* begin *

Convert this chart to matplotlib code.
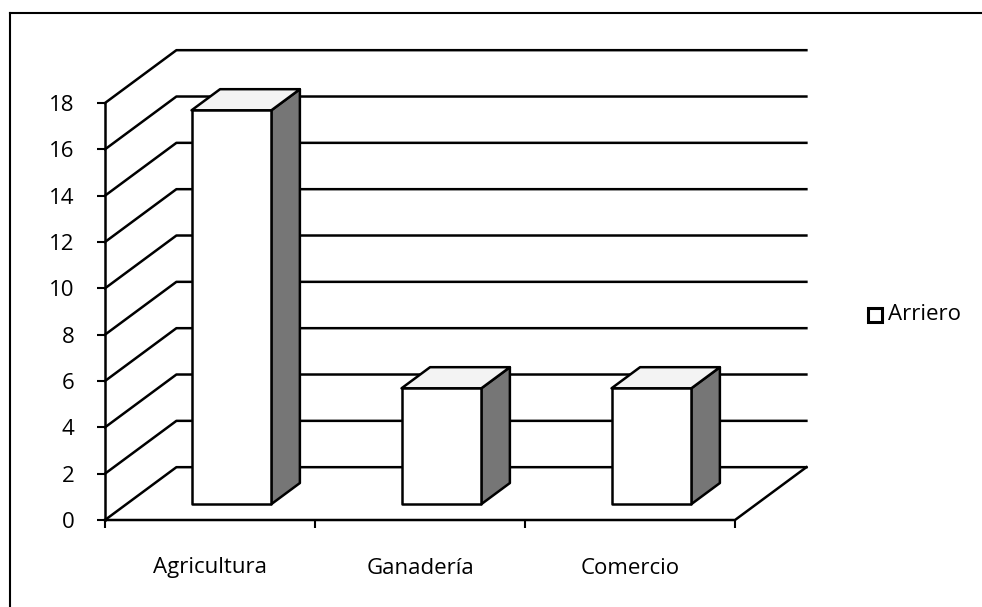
import matplotlib
matplotlib.use('Agg')
import matplotlib.pyplot as plt
from matplotlib.patches import Polygon, Rectangle
from matplotlib.lines import Line2D

plt.rcParams['font.family'] = ['Open Sans', 'DejaVu Sans']

# data
categories = ['Agricultura', 'Ganadería', 'Comercio']
values = [17, 5, 5]
series_name = 'Arriero'
yticks = list(range(0, 20, 2))

# fake 3d geometry (in data units)
depth_dx = 0.34
depth_dy = 2.28
bar_w = 0.38
bar_d0, bar_d1 = 0.30, 0.70
side_col = '#767676'
top_col = '#f3f3f3'

W, H = 982, 607
fig = plt.figure(figsize=(W / 100, H / 100), dpi=100)
ax = fig.add_axes([105 / W, 87 / H, 630 / W, 417 / H])
ax.set_xlim(0, len(categories))
ax.set_ylim(0, 18)
for s in ['top', 'right', 'bottom', 'left']:
    ax.spines[s].set_visible(False)
ax.patch.set_alpha(0)

lw = 1.8
n = len(categories)
# walls / gridlines
for v in yticks:
    ax.add_line(Line2D([0, depth_dx, n + depth_dx], [v, v + depth_dy, v + depth_dy],
                       color='black', lw=lw, clip_on=False, zorder=1))
# floor
ax.add_line(Line2D([0, n, n + depth_dx], [0, 0, depth_dy], color='black', lw=lw,
                   clip_on=False, zorder=2))
# front axis
ax.add_line(Line2D([0, 0], [0, 18], color='black', lw=lw, clip_on=False, zorder=2))

# bars as boxes
for i, v in enumerate(values):
    x0 = i + 0.5 - bar_w / 2 + bar_d0 * depth_dx
    y0 = bar_d0 * depth_dy
    ddx = (bar_d1 - bar_d0) * depth_dx
    ddy = (bar_d1 - bar_d0) * depth_dy
    front = [(x0, y0), (x0 + bar_w, y0), (x0 + bar_w, y0 + v), (x0, y0 + v)]
    side = [(x0 + bar_w, y0), (x0 + bar_w + ddx, y0 + ddy),
            (x0 + bar_w + ddx, y0 + ddy + v), (x0 + bar_w, y0 + v)]
    top = [(x0, y0 + v), (x0 + bar_w, y0 + v), (x0 + bar_w + ddx, y0 + ddy + v),
           (x0 + ddx, y0 + ddy + v)]
    for pts, fc in [(side, side_col), (top, top_col), (front, 'white')]:
        ax.add_patch(Polygon(pts, closed=True, facecolor=fc, edgecolor='black',
                             lw=lw, joinstyle='round', clip_on=False, zorder=3))

ax.set_yticks(yticks)
ax.set_yticklabels([str(t) for t in yticks])
ax.set_xticks(range(n + 1))
ax.set_xticklabels([])
ax.set_xticks([i + 0.5 for i in range(n)], minor=True)
ax.set_xticklabels(categories, minor=True)
ax.tick_params(axis='y', length=6, width=1.5, pad=16, labelsize=16)
ax.tick_params(axis='x', which='major', length=6, width=1.5, direction='out')
ax.tick_params(axis='x', which='minor', length=0, pad=27, labelsize=16)

# legend
fig.add_artist(Rectangle((868 / W, 1 - 322 / H), 14 / W, 14 / H, facecolor='white',
                         edgecolor='black', lw=2.2, transform=fig.transFigure))
fig.text(888 / W, 1 - 315 / H, series_name, fontsize=16, va='center', ha='left')

# scanned border (left and top only)
fig.add_artist(Line2D([10 / W, 10 / W], [0, 1 - 13 / H], color='black', lw=1.5,
                      transform=fig.transFigure))
fig.add_artist(Line2D([10 / W, 1], [1 - 13 / H, 1 - 13 / H], color='black', lw=1.5,
                      transform=fig.transFigure))

fig.savefig('out.png', dpi=100)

* end *

* _Short task_: Leave out the pictures and repeat the lines from the start of the material through the line with "plt.rcParams['font.family'] = ['Open", inclusive.

* _Completed task_:
Convert this chart to matplotlib code.
import matplotlib
matplotlib.use('Agg')
import matplotlib.pyplot as plt
from matplotlib.patches import Polygon, Rectangle
from matplotlib.lines import Line2D

plt.rcParams['font.family'] = ['Open Sans', 'DejaVu Sans']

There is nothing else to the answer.